This review originally appeared in the Guardian.
Since A.S. Byatt’s Possession, which won the 1990 Booker Prize, we have seen a recurrent vogue for novels in which contemporary and historical narratives are interleaved. It is a device that has been put to many uses, but it has proved especially attractive to writers who, like Byatt, are given to flourishes of erudition and who are drawn to its potential for formal experimentation. One manifestation of this has been a trend towards increasing complexity, leading to the emergence of what might be termed the ‘novel of ingenuity’, whose proliferating timelines (as in the recent fiction of David Mitchell) provide the readiest index of its ambitions.
The Countenance Divine contents itself with four, interweaving a near-contemporary narrative with three distinct historical strands. In 1999, introverted computer programmer Chris Davidson is shoring up rickety software against the ‘Millennium Bug’, a doom that now appears impossibly quaint. It is a humdrum existence, described in an oddly affectless tone: ‘Chris liked his job. It was hard work and the hours were long, but he was very good at it.’

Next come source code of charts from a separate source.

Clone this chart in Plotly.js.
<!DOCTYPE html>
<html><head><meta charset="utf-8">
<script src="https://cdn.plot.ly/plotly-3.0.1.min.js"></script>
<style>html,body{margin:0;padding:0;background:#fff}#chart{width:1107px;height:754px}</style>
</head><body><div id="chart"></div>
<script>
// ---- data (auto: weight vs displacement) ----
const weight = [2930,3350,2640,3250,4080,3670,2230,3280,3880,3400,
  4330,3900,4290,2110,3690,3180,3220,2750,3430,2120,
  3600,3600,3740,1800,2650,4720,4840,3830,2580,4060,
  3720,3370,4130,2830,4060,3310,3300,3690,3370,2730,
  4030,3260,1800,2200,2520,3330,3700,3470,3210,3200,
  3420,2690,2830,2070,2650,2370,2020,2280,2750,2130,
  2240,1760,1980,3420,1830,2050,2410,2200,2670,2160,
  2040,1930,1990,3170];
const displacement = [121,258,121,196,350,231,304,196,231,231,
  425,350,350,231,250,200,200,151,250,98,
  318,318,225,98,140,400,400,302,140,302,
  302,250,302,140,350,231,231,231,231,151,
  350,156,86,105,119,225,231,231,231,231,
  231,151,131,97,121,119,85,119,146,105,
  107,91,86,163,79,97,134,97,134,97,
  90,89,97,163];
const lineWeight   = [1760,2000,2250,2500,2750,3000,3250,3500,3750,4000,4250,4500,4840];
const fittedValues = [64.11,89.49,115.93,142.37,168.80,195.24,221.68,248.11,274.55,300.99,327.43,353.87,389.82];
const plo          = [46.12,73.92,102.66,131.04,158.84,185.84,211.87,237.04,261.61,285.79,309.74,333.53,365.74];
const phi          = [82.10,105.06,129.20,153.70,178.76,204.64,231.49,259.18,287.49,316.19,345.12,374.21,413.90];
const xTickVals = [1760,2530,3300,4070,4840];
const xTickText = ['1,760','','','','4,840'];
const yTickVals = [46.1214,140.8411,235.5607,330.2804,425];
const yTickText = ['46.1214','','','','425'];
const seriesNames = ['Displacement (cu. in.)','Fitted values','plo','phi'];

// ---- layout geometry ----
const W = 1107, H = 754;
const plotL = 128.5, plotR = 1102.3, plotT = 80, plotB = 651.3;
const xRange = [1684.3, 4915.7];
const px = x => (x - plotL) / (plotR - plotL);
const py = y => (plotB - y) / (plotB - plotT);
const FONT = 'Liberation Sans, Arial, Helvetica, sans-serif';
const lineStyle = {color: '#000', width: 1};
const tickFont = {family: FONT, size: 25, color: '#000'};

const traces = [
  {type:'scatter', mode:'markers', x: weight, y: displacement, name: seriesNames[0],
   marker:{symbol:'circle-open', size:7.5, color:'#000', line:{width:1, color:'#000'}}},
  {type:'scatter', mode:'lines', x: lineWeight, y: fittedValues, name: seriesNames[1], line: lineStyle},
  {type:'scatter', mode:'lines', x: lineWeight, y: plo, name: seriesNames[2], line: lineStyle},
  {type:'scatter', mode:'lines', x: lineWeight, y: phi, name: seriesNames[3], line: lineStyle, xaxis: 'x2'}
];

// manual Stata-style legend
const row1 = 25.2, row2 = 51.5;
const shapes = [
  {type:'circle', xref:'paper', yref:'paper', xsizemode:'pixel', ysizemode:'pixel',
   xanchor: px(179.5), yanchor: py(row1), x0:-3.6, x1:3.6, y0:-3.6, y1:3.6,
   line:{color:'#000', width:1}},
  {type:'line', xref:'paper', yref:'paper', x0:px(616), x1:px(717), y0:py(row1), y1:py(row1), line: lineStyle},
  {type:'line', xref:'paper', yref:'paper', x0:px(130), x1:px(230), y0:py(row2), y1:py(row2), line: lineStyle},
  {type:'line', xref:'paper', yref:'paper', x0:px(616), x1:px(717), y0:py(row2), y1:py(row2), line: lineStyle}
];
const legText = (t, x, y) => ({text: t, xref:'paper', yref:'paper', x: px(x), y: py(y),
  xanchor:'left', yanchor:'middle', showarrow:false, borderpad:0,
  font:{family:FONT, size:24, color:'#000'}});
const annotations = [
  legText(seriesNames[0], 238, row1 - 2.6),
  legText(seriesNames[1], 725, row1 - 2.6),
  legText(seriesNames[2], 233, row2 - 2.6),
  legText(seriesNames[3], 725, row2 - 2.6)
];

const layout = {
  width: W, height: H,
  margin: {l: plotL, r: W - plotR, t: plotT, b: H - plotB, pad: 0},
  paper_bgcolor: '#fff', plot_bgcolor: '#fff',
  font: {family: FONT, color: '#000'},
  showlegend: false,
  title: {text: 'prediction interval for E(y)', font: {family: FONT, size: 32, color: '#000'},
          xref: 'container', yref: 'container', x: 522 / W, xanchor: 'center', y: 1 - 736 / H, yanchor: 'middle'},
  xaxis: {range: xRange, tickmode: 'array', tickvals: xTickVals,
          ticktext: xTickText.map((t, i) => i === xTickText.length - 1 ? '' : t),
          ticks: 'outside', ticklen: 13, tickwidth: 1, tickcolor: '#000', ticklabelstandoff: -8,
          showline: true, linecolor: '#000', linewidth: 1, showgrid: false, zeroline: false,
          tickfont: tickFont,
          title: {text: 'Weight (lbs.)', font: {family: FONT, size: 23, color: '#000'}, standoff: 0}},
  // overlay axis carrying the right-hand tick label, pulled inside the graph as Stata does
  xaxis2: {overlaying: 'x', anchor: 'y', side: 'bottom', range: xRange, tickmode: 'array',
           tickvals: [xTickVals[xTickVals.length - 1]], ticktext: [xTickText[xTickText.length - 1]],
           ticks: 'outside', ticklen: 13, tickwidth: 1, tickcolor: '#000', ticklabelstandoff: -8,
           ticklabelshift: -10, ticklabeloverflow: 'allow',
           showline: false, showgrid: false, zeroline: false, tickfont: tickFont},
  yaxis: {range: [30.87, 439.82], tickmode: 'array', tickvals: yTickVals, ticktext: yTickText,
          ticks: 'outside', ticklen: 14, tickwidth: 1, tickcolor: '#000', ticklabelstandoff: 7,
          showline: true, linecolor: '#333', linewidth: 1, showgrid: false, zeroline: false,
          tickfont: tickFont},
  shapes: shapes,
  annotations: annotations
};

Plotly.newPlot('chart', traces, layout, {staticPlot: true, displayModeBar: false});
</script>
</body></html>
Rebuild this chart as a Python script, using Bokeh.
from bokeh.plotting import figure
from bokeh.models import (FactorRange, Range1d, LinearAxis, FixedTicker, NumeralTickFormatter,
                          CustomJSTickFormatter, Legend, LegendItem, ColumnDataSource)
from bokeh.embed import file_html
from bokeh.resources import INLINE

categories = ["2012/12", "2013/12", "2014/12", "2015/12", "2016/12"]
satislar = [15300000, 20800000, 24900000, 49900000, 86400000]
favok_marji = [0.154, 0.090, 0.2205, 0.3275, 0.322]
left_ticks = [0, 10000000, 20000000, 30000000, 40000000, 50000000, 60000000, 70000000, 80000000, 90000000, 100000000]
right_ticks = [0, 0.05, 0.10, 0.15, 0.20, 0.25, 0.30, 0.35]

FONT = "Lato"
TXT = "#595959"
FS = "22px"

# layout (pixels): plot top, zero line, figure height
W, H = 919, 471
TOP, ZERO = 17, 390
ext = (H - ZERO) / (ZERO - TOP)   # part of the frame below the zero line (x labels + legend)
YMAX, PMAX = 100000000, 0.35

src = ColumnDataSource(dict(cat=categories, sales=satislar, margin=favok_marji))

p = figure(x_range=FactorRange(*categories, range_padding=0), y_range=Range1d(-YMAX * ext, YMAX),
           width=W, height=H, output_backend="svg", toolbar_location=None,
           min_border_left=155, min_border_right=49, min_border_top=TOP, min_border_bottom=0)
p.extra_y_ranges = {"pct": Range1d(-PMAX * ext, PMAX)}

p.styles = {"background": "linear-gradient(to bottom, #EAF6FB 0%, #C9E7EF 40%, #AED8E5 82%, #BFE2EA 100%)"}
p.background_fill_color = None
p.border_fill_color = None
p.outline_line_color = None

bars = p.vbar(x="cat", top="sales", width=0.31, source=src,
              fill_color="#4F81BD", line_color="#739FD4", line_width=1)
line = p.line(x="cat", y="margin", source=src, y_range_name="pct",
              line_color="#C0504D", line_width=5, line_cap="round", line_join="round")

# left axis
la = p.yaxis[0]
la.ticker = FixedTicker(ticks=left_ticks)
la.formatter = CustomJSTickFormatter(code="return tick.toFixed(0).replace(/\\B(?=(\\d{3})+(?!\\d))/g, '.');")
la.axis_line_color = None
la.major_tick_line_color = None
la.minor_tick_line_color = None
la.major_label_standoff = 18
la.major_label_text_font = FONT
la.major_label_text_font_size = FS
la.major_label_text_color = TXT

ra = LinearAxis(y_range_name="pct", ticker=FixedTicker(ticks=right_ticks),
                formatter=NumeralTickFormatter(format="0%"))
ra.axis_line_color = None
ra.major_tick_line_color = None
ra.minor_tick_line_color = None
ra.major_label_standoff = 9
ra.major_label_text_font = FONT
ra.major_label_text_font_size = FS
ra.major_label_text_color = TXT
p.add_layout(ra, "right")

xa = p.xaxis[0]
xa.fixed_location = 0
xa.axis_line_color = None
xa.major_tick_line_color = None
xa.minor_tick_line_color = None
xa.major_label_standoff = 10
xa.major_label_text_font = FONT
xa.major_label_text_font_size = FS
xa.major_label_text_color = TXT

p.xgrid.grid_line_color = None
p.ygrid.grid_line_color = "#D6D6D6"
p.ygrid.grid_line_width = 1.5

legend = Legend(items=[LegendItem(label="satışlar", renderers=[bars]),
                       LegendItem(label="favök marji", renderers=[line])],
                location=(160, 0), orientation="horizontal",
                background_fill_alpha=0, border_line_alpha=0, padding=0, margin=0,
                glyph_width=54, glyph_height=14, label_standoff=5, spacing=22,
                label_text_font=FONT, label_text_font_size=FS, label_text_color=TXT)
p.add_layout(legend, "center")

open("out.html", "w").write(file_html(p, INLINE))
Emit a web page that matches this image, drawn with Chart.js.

But Chris, we quickly realise, is not quite what he seems. On a whim, he buys a strange wooden puzzle from a market trader. As he tinkers with this ‘Practical Rebus’, he is plagued by strange thoughts: that he has been alive for hundreds of years; that the city is on fire; that he has been chosen for some special purpose.
At the office, Chris keeps up appearances. As the millennium looms and fears of economic and civil chaos grow, he beavers away on lines of neglected computer code. His inner life, however, is in turmoil, and his visions have taken a frankly apocalyptic turn: ‘The world was about to end, and it was all his fault.’
Before it can, though, we find ourselves in the London of 1888, amid the livid horrors of the Whitechapel murders. Taking the infamous ‘From hell’ letter as his starting point, Hughes presents a cache of imagined correspondence by the same hand, in which the putative Ripper gives his account of the remaining murders and alludes, in darkly cryptic terms, to his instructions from a ‘Mr Blake’ (who has, incidentally, made him a gift of a now-familiar ‘puzzle toy’).
This sequence, though disturbing, is a remarkable feat of ventriloquism. Hughes (who has worked for many years as an actor) has an exquisite ear for diction, and for all the dismal savagery of the acts his Ripper recounts, it is the coarse verisimilitude of his verbal tics that makes him truly terrifying. ‘Ile set you down on the ground,’ he writes, ‘nise and gentle.’
The Ripper’s ‘Mr Blake’, it transpires, is none other than William Blake. We encounter him in 1790, as he laboriously engraves his own tiny print run of Songs of Innocence and of Experience (whose formative visions, to preserve his satisfying chronological schema, Hughes locates in 1777). Blake, too, is brought to life with extraordinary assurance. We are shown not only the fervent visionary, but also the playful Dissenter and, less familiarly, the mercurial but tender husband.
Hughes has done his textual scholarship too, though he stitches it into his narrative without undue showiness. Blake’s visions, for instance, are announced by ‘a hot, gnawing chatter in his toe’, a detail that echoes his epic poem, Milton, in which the spirit of that revered poet enters Blake’s body by way of his foot. Similarly, when the remains of Milton are disinterred (and here, again, Hughes hinges his tale on historical events), Blake secures possession of one of his ribs, fashioning from it a homunculus in which Milton is, rather wearily, reanimated. This is every bit as outlandish as it sounds, yet it is, to be fair, a thoroughly Blakean outlandishness (homunculi were apt to appear in his engravings), and such are the verve and conviction of Hughes’ vision that we accept it with hardly a raised eyebrow.
In 1666, meanwhile, a blind and disconsolate Milton is racing against time to see his great epic published. Though he is no longer in immediate danger, the Restoration has left him with few friends. Unlike Blake, the convictions of his youth have deserted him, and his dream of an English New Jerusalem is in ruins. His prophecies have not been forgotten, however, and those who cling to them are now scheming against him. In the ashes of the Great Fire of London, we begin to glimpse the grand design that is unfolding across the centuries.
All of this may sound rather daunting; this is, it must be said, an intricate and densely allusive novel. Yet for all the seriousness of its meditations on literary heritage and millenarian theology, The Countenance Divine is never less than superbly stimulating. It is a debut of high ambition that marks the arrival of a considerable talent.